10. Jänner 2004 in Österreich
Vor kirchlichen Ehegerichten kann es sich "niemand richten" - Bei der Annullierung der Ehe von Außenministerin Ferrero-Waldner wurde "völlig korrekt" vorgegangen
Wien (kath.net/PEW/red)
Die kirchliche Eheannullierung ist "keine Frage von Geld oder Prominenz", betonte der Pressesprecher der Erzdiözese Wien, Erich Leitenberger, am Freitag. Vor den kirchlichen Ehegerichten könne es sich "niemand richten", es gehe einzig und allein um die Beweisführung. Auch bei der Annullierung der Ehe von Außenministerin Benita Ferrero-Waldner sei "völlig korrekt" vorgegangen worden. Das Verfahren sei im Jänner 2002 in Salzburg eröffnet und im Sommer 2003 in zweiter Instanz in Wien beendet worden. Das sei die "klassische Länge" eines Annullierungsverfahrens, so Leitenberger.
In jeder österreichischen Diözese gibt es ein Diözesangericht, wo Interessierte kostenlos Auskunft und Beratung erhalten.
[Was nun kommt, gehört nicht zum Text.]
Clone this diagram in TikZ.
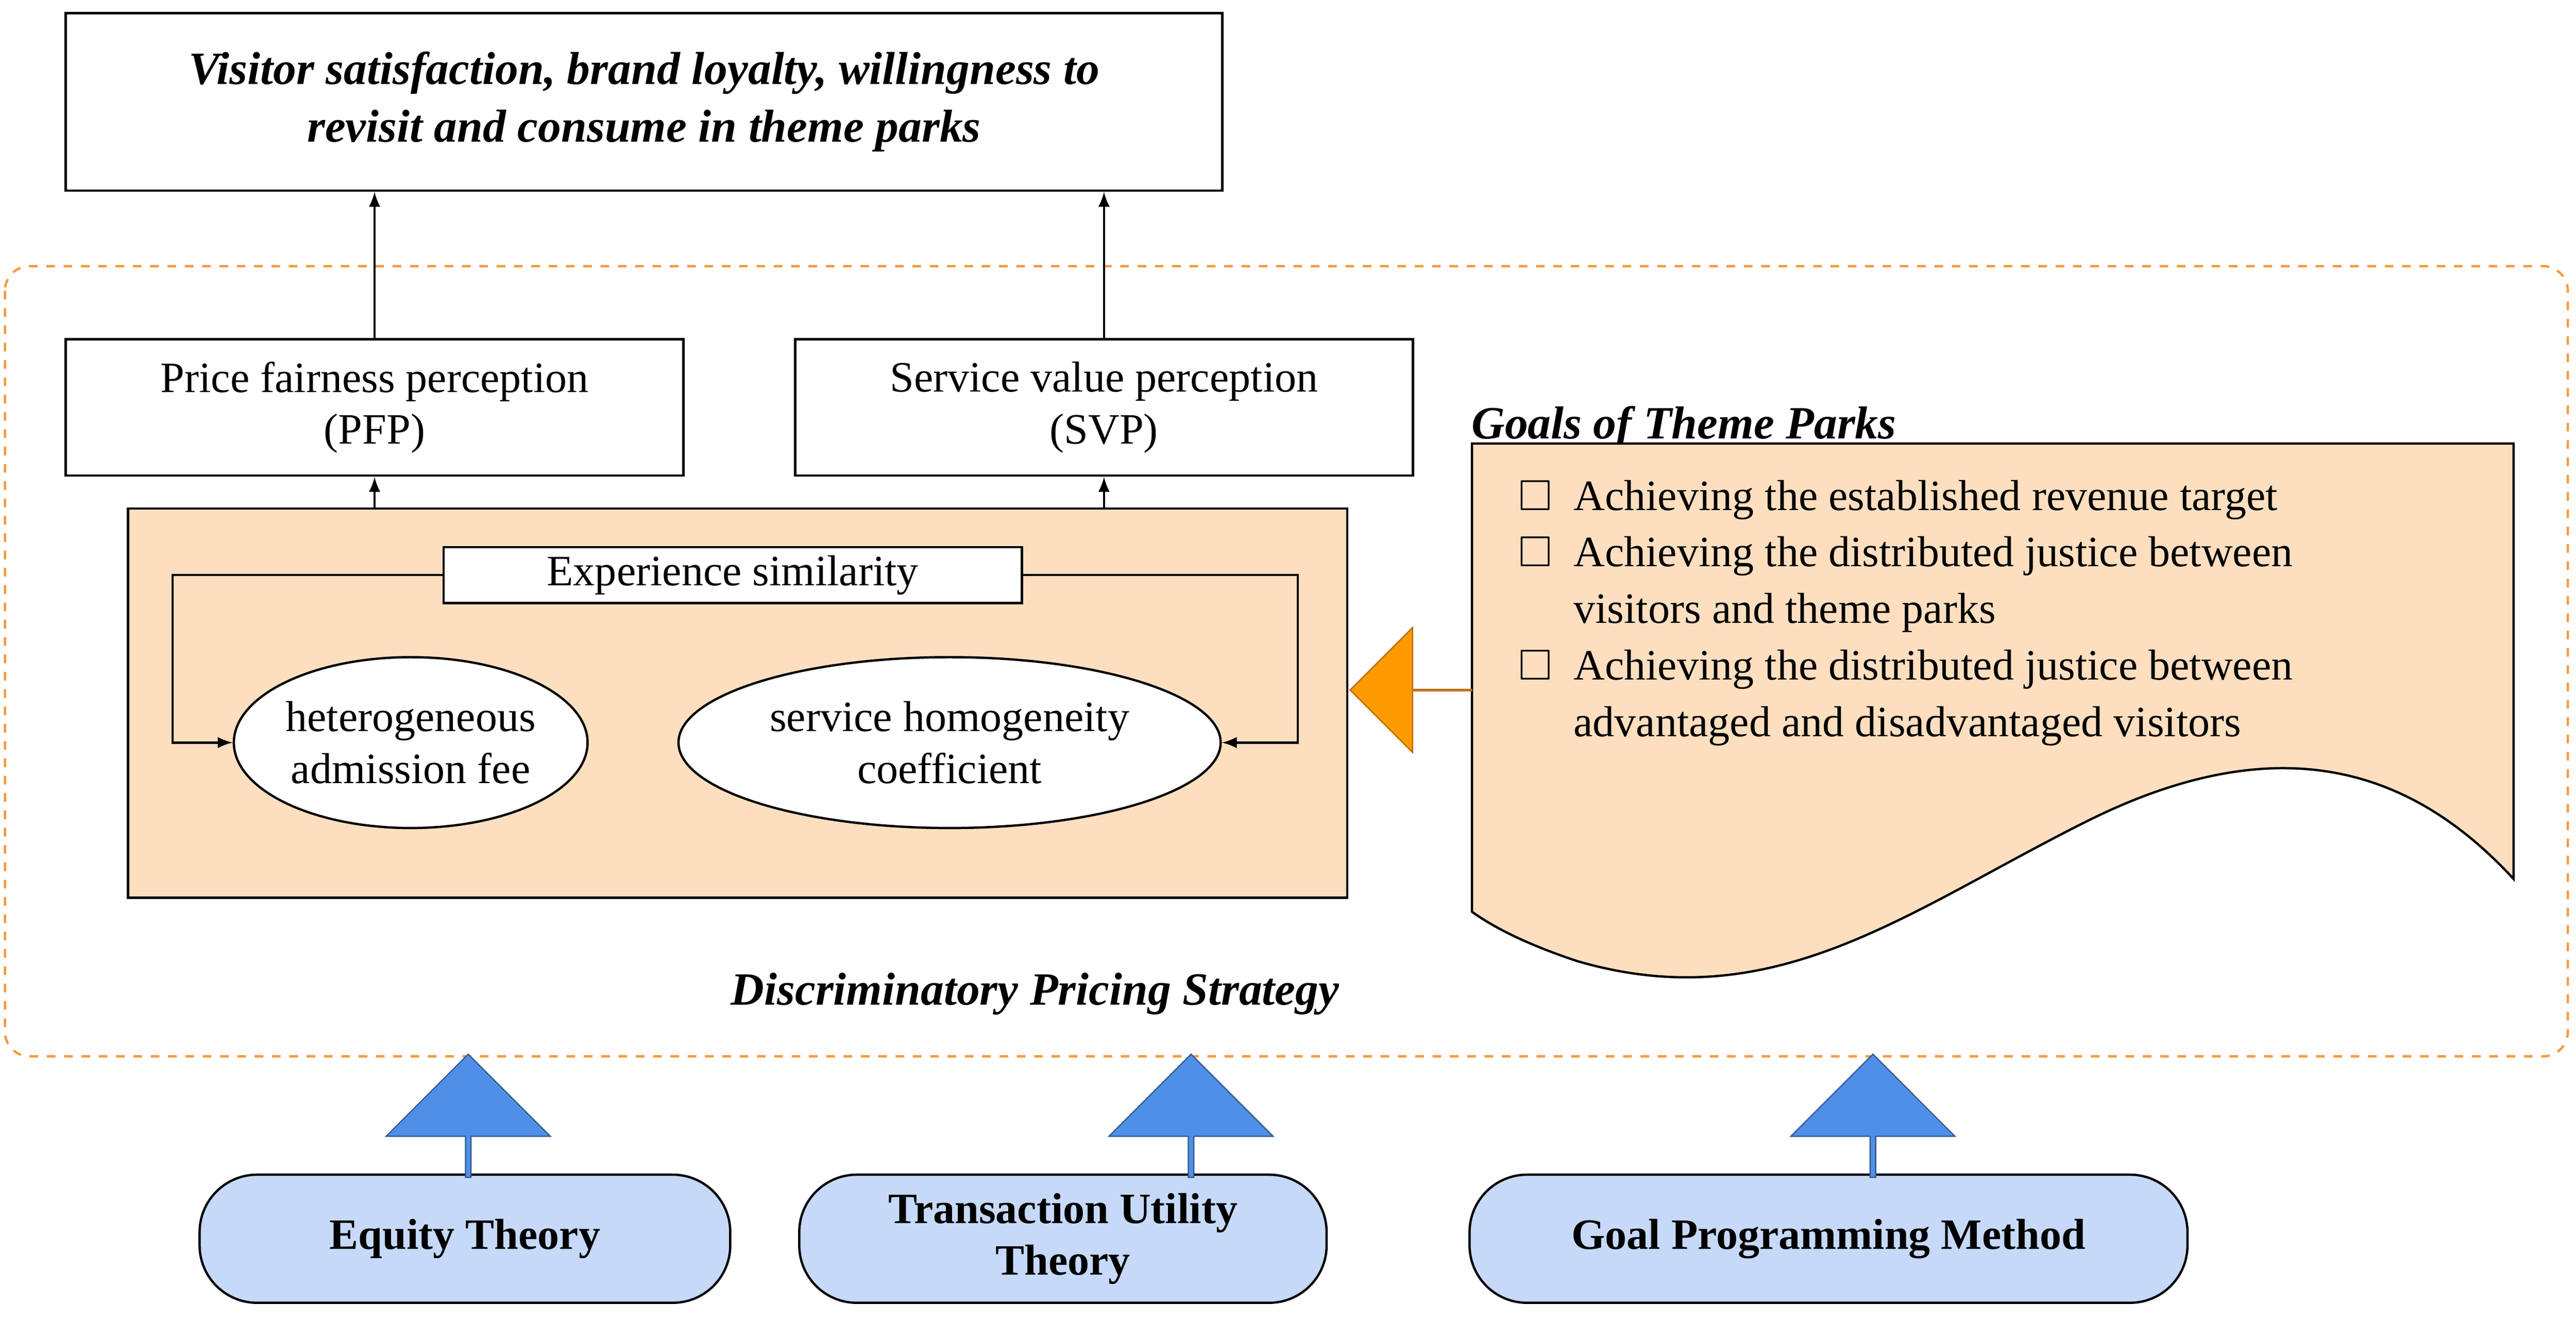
\documentclass[tikz,border=0pt]{standalone}
\usepackage{amssymb}
\usepackage{fontspec}
\setmainfont{Liberation Serif}
\usetikzlibrary{shapes.geometric,shapes.arrows}
\definecolor{peach}{HTML}{FDDFC0}
\definecolor{dashorange}{HTML}{F39A3C}
\definecolor{pillblue}{HTML}{C6D9F8}
\definecolor{arrowblue}{HTML}{4F8FE8}
\definecolor{arroworange}{HTML}{FF9900}
\begin{document}
\begin{tikzpicture}[x=0.2mm, y=-0.2mm, > = latex, font = \fontsize{15}{18}\selectfont]
\tikzset{
  block/.style = {draw, thick, fill = white, rectangle, align = center, inner sep = 0pt},
  oval/.style = {draw, thick, fill = white, ellipse, align = center, inner sep = 0pt},
  theory/.style = {draw, thick, fill = pillblue, rounded corners = 7mm, align = center, font = \fontsize{15}{18}\selectfont\bfseries, inner sep = 0pt},
  uparrow/.style = {draw = arrowblue!60!black, fill = arrowblue, single arrow, shape border rotate = 90, minimum width = 20mm, single arrow head extend = 2mm, minimum height = 15mm, inner sep = 0pt},
  title/.style = {font = \fontsize{16}{20}\selectfont\bfseries\itshape, align = center},
}
\useasboundingbox (0,0) rectangle (1568,804);
% frame of the strategy
\draw [dashorange, dashed, thick, rounded corners = 3mm] (3,162) rectangle (1563,643);
\node [title] at (630,605) {Discriminatory Pricing Strategy};
% top goal
\node [block, title, minimum width = 140.8mm, minimum height = 21.6mm] (outcome) at (392,62) {Visitor satisfaction, brand loyalty, willingness to\\revisit and consume in theme parks};
\node [block, minimum width = 75.2mm, minimum height = 16.6mm] (pfp) at (228,248) {Price fairness perception\\(PFP)};
\node [block, minimum width = 75.2mm, minimum height = 16.6mm] (svp) at (672,248) {Service value perception\\(SVP)};
% pricing core
\node [draw, thick, fill = peach, minimum width = 148.4mm, minimum height = 47.4mm] (core) at (449,428) {};
\node [block, minimum width = 70.4mm, minimum height = 6.8mm] (similarity) at (446,350) {Experience similarity};
\node [oval, minimum width = 39.2mm, minimum height = 20.8mm] (fee) at (250,452) {heterogeneous\\admission fee};
\node [oval, minimum width = 66mm, minimum height = 20.8mm] (coef) at (578,452) {service homogeneity\\coefficient};
\coordinate (pfpIn) at (228,310);
\coordinate (svpIn) at (672,310);
\draw [->, thick] (pfpIn) -- (pfp);
\draw [->, thick] (svpIn) -- (svp);
\draw [->, thick] (pfp) -- (pfp |- outcome.south);
\draw [->, thick] (svp) -- (svp |- outcome.south);
\draw [->, thick] (similarity.west) -- (105,350) |- (fee.west);
\draw [->, thick] (similarity.east) -- (790,350) |- (coef.east);
% goals of theme parks
\node [title] (goalsTitle) at (1025,260) {Goals of Theme Parks};
\draw [thick, fill = peach] (896,270) -- (1530,270) -- (1530,535)
  .. controls (1470,470) and (1390,440) .. (1270,500)
  .. controls (1160,555) and (1080,620) .. (960,585)
  .. controls (930,575) and (910,565) .. (896,555) -- cycle;
\node [anchor = north west, align = left, font = \fontsize{15}{19.6}\selectfont] (goalsList) at (918,286) {%
$\square$\enspace Achieving the established revenue target\\
$\square$\enspace Achieving the distributed justice between\\
\phantom{$\square$\enspace}visitors and theme parks\\
$\square$\enspace Achieving the distributed justice between\\
\phantom{$\square$\enspace}advantaged and disadvantaged visitors};
\node [draw = arroworange!70!black, fill = arroworange, single arrow, shape border rotate = 180, minimum width = 15.2mm, single arrow head extend = 6mm, minimum height = 14.8mm, inner sep = 0pt] (goalsArrow) at (859,420) {};
% theories
\node [theory, minimum width = 64.6mm, minimum height = 15.6mm] (equity) at (283,754) {Equity Theory};
\node [theory, minimum width = 64.2mm, minimum height = 15.6mm] (utility) at (647,754) {Transaction Utility\\Theory};
\node [theory, minimum width = 87.4mm, minimum height = 15.6mm] (programming) at (1113,754) {Goal Programming Method};
\node [uparrow] at (285,680) {};
\node [uparrow] at (725,680) {};
\node [uparrow] at (1140,680) {};
\end{tikzpicture}
\end{document}
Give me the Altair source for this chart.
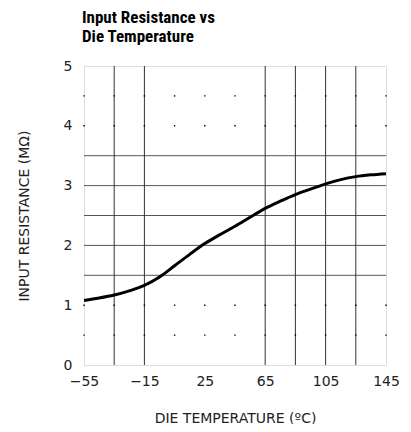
import altair as alt
import pandas as pd

# curve data
temp_c = [-55, -45, -35, -25, -15, -5, 5, 15, 25, 35, 45, 55, 65, 75, 85, 95, 105, 115, 125, 135, 145]
res_mohm = [1.08, 1.12, 1.17, 1.24, 1.33, 1.47, 1.66, 1.85, 2.03, 2.18, 2.32, 2.47, 2.62, 2.74, 2.85, 2.94, 3.03, 3.10, 3.15, 3.18, 3.20]

# grid
v_lines = [-35, -15, 65, 85, 105, 125]
h_lines = [1.5, 2.0, 2.5, 3.0, 3.5]
dot_x = [-55, -35, -15, 5, 25, 45, 65, 85, 105, 125, 145]
dot_y = [0.5, 1.0, 4.0, 4.5]

x_ticks = [-55, -15, 25, 65, 105, 145]
y_ticks = [0, 1, 2, 3, 4, 5]

curve_df = pd.DataFrame({"t": temp_c, "r": res_mohm})
v_df = pd.DataFrame({"t": v_lines})
h_df = pd.DataFrame({"r": h_lines})
dots_df = pd.DataFrame([{"t": x, "r": y} for x in dot_x for y in dot_y])

W, H = 302, 299
LABEL_FONT = "DejaVu Sans"

xscale = alt.Scale(domain=[-55, 145], nice=False, zero=False)
yscale = alt.Scale(domain=[0, 5], nice=False, zero=False)

xaxis = alt.Axis(values=x_ticks, grid=False, ticks=False, domain=False, format="d",
                 labelFont=LABEL_FONT, labelFontSize=14, labelColor="#222",
                 labelPadding=9, labelFlush=False,
                 title="DIE TEMPERATURE (ºC)", titleFont=LABEL_FONT,
                 titleFontSize=14, titleFontWeight="normal", titleColor="#222",
                 titleX=W / 2, titleY=53, titleBaseline="middle")
yaxis = alt.Axis(values=y_ticks, grid=False, ticks=False, domain=False, format="d",
                 labelFont=LABEL_FONT, labelFontSize=14, labelColor="#222",
                 labelPadding=12,
                 title="INPUT RESISTANCE (MΩ)", titleFont=LABEL_FONT,
                 titleFontSize=14, titleFontWeight="normal", titleColor="#222",
                 titleX=-60, titleY=H / 2, titleBaseline="middle")

hrules = alt.Chart(h_df).mark_rule(color="#555", strokeWidth=1).encode(
    y=alt.Y("r:Q", scale=yscale, axis=yaxis)
)
vrules = alt.Chart(v_df).mark_rule(color="#333", strokeWidth=1).encode(
    x=alt.X("t:Q", scale=xscale, axis=xaxis)
)
dots = alt.Chart(dots_df).mark_square(color="black", size=2, opacity=1).encode(
    x=alt.X("t:Q", scale=xscale),
    y=alt.Y("r:Q", scale=yscale),
)
curve = alt.Chart(curve_df).mark_line(color="black", strokeWidth=3, interpolate="monotone").encode(
    x=alt.X("t:Q", scale=xscale),
    y=alt.Y("r:Q", scale=yscale),
)

chart = alt.layer(hrules, vrules, dots, curve).properties(
    width=W, height=H,
    autosize=alt.AutoSizeParams(type="none"),
    padding={"left": 76, "top": 58, "right": 17, "bottom": 59},
    title=alt.TitleParams(
        text=["Input Resistance vs", "Die Temperature"],
        anchor="start", frame="group",
        font="Liberation Sans Narrow, Roboto Condensed, Liberation Sans",
        fontSize=17, fontWeight="bold", color="black",
        lineHeight=19.5, offset=13, dx=-2,
    ),
).configure_view(stroke="black", strokeWidth=1.2).configure(background="white")

chart.save("out.html", embed_options={"renderer": "svg", "actions": False})
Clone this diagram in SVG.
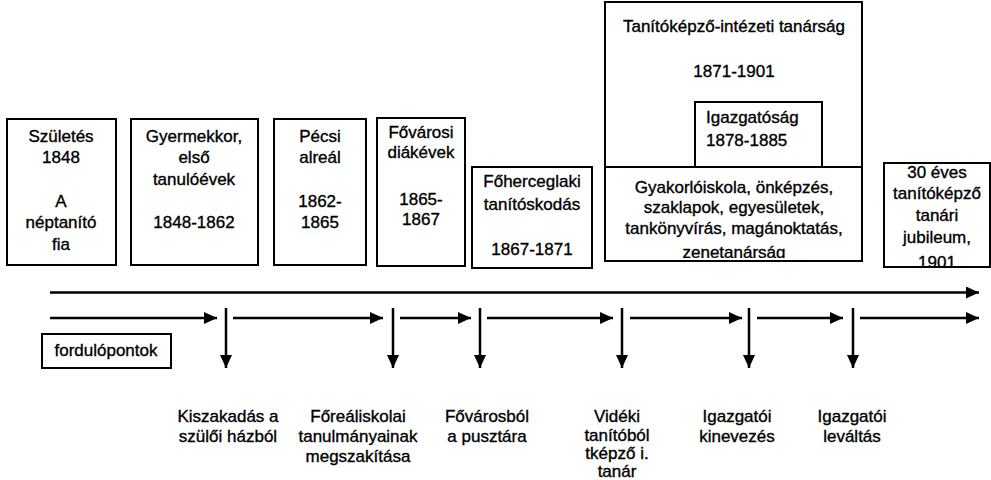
<svg xmlns="http://www.w3.org/2000/svg" width="991" height="480" viewBox="0 0 991 480">
<style>
.b{fill:#fff;stroke:#000;stroke-width:2}
text{font-family:"Liberation Sans",Arial,sans-serif;font-size:17px;fill:#000;stroke:#000;stroke-width:0.35;text-anchor:middle}
.l{text-anchor:start}
.c{fill:none;stroke:#000;stroke-width:2.5}
</style>
<defs>
<marker id="ah" markerUnits="userSpaceOnUse" markerWidth="14" markerHeight="12" refX="13" refY="6" orient="auto">
<path d="M0,0 L13,6 L0,12 z" fill="#000"/>
</marker>
<clipPath id="cpBig"><rect x="606" y="168" width="255" height="90"/></clipPath>
<clipPath id="cp30"><rect x="885" y="164" width="104" height="102"/></clipPath>
</defs>
<rect width="991" height="480" fill="#fff"/>

<g id="n-szuletes">
<rect class="b" x="7" y="119" width="109" height="146"/>
<text x="61" y="142">Születés</text>
<text x="61" y="163">1848</text>
<text x="61" y="207">A</text>
<text x="61" y="228">néptanító</text>
<text x="61" y="250">fia</text>
</g>
<g id="n-gyermekkor">
<rect class="b" x="131" y="119" width="127" height="146"/>
<text x="194" y="142">Gyermekkor,</text>
<text x="194" y="163">első</text>
<text x="194" y="185">tanulóévek</text>
<text x="194" y="228">1848-1862</text>
</g>
<g id="n-pecsi">
<rect class="b" x="274" y="119" width="92" height="146"/>
<text x="320" y="142">Pécsi</text>
<text x="320" y="163">alreál</text>
<text x="320" y="207">1862-</text>
<text x="320" y="228">1865</text>
</g>
<g id="n-fovarosi">
<rect class="b" x="377" y="118" width="88" height="148"/>
<text x="421" y="138">Fővárosi</text>
<text x="421" y="158">diákévek</text>
<text x="421" y="205">1865-</text>
<text x="421" y="225">1867</text>
</g>
<g id="n-foherceglaki">
<rect class="b" x="472" y="167" width="120" height="101"/>
<text x="532" y="187">Főherceglaki</text>
<text x="532" y="210">tanítóskodás</text>
<text x="532" y="255">1867-1871</text>
</g>
<g id="n-tanitokepzo">
<rect class="b" x="605" y="2" width="257" height="259"/>
<line x1="605" y1="167" x2="862" y2="167" stroke="#000" stroke-width="2"/>
<text x="734" y="32">Tanítóképző-intézeti tanárság</text>
<text x="734" y="77">1871-1901</text>
<g clip-path="url(#cpBig)">
<text x="734" y="193">Gyakorlóiskola, önképzés,</text>
<text x="734" y="213">szaklapok, egyesületek,</text>
<text x="734" y="234">tankönyvírás, magánoktatás,</text>
<text x="734" y="257.5">zenetanárság</text>
</g>
</g>
<g id="n-igazgatosag">
<rect class="b" x="695" y="102" width="127" height="65"/>
<text class="l" x="706" y="123">Igazgatóság</text>
<text class="l" x="706" y="146">1878-1885</text>
</g>
<g id="n-jubileum">
<rect class="b" x="884" y="163" width="106" height="104"/>
<g clip-path="url(#cp30)">
<text x="937" y="178">30 éves</text>
<text x="937" y="199">tanítóképző</text>
<text x="937" y="221">tanári</text>
<text x="937" y="243">jubileum,</text>
<text x="937" y="268">1901</text>
</g>
</g>
<g id="n-fordulopontok">
<rect class="b" x="42" y="334" width="129" height="34"/>
<text x="106" y="356">fordulópontok</text>
</g>

<g id="connectors">
<line class="c" x1="50" y1="292.5" x2="979" y2="292.5" marker-end="url(#ah)"/>
<line class="c" x1="50" y1="318" x2="217" y2="318" marker-end="url(#ah)"/>
<line class="c" x1="233" y1="318" x2="383" y2="318" marker-end="url(#ah)"/>
<line class="c" x1="400" y1="318" x2="471" y2="318" marker-end="url(#ah)"/>
<line class="c" x1="487" y1="318" x2="613" y2="318" marker-end="url(#ah)"/>
<line class="c" x1="630" y1="318" x2="742" y2="318" marker-end="url(#ah)"/>
<line class="c" x1="757" y1="318" x2="843" y2="318" marker-end="url(#ah)"/>
<line class="c" x1="860" y1="318" x2="979" y2="318" marker-end="url(#ah)"/>
<line class="c" x1="226" y1="308" x2="226" y2="368" marker-end="url(#ah)"/>
<line class="c" x1="393" y1="308" x2="393" y2="368" marker-end="url(#ah)"/>
<line class="c" x1="480" y1="308" x2="480" y2="368" marker-end="url(#ah)"/>
<line class="c" x1="622" y1="308" x2="622" y2="368" marker-end="url(#ah)"/>
<line class="c" x1="749" y1="308" x2="749" y2="368" marker-end="url(#ah)"/>
<line class="c" x1="853" y1="308" x2="853" y2="368" marker-end="url(#ah)"/>
</g>

<g id="labels">
<text x="228" y="422">Kiszakadás a</text>
<text x="228" y="442">szülői házból</text>
<text x="358" y="422">Főreáliskolai</text>
<text x="358" y="442">tanulmányainak</text>
<text x="358" y="462">megszakítása</text>
<text x="487" y="422">Fővárosból</text>
<text x="487" y="442">a pusztára</text>
<text x="617" y="422">Vidéki</text>
<text x="617" y="441">tanítóból</text>
<text x="617" y="459">tképző i.</text>
<text x="617" y="477">tanár</text>
<text x="737" y="422">Igazgatói</text>
<text x="737" y="442">kinevezés</text>
<text x="852" y="422">Igazgatói</text>
<text x="852" y="442">leváltás</text>
</g>
</svg>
Bei vielen Gerichten stehen den Klienten sogar eigene Anwälte und Rechtsbeistände zur Verfügung. Zuständig für die Durchführung eines Ehenichtigkeitsverfahrens ist in der Regel das kirchliche Gericht jener Diözese, in der der Trauungsort oder der Wohnsitz des nichtklagenden Ehepartners liegt. Unter bestimmten Voraussetzungen darf auch dasjenige Gericht den Prozess führen, in dessen Bereich der Antragsteller (Kläger) oder die meisten Zeugen wohnen.
Am mangelnden Geld ist noch kein Eheprozess gescheitert. Von der Bischofskonferenz ist festgelegt, dass ein Prozess in erster Instanz 225 Euro kostet, solange nicht zusätzliche Ausgaben, wie etwa für ein Fachgutachten, anfallen. Für die zweite Instanz kommen 152 Euro dazu. Als zeitliche Richtschur gelte: Ein Prozess in erster Instanz soll nicht länger als ein Jahr, in zweiter Instanz etwa ein halbes Jahr dauern.
Das Kirchenrecht verleiht der Ehe einen besonderen Rechtsschutz. Es geht deshalb von der Rechtsvermutung aus, dass in der Regel eine Ehe gültig zu Stande kommt. Im Zweifelsfall muss daher so lange für die Gültigkeit einer Ehe eingetreten werden, bis das Gegenteil bewiesen ist. Eine Ehe gilt erst dann als annulliert, wenn zwei voneinander unabhänge Gerichte übereinstimmend eine Ehe für ungültig erklären. Erst mit dem Vorliegen von zwei gleich lautenden Urteilen ist man berechtigt, eine neue kirchliche Ehe einzugehen. Aus der annullierten Ehe hervorgegangene Kinder gelten für das Kirchenrecht aber nach wie vor als ehelich.
Wann ist eine Ehe ungültig?
Häufige Gründe für eine Ehe-Annullierung sind neben formalen Fehlern oder Hindernissen die "Ehewillens-Mängel": Psychische Erkrankungen, gestörte Verhaltensweisen oder Abhängigkeiten können eine wirklich freie Willensentscheidung bei der Eheschließung unmöglich gemacht haben. Auch das fehlende Abschätzen der Rechte und Pflichten einer Ehe kann ein Annullierungsgrund sein. Auch wenn jemand nur aus Gefälligkeit den Eltern gegenüber eine Ehe schließt, ist sie nicht gültig zu Stande gekommen. Ein mangelnder Ehewille ist auch dann gegeben, wenn jemand sich von Anfang an die Möglichkeit einer Scheidung vorbehält oder sich klar vornimmt, die Treue nicht zu halten oder von vornherein Kinder ausschließt.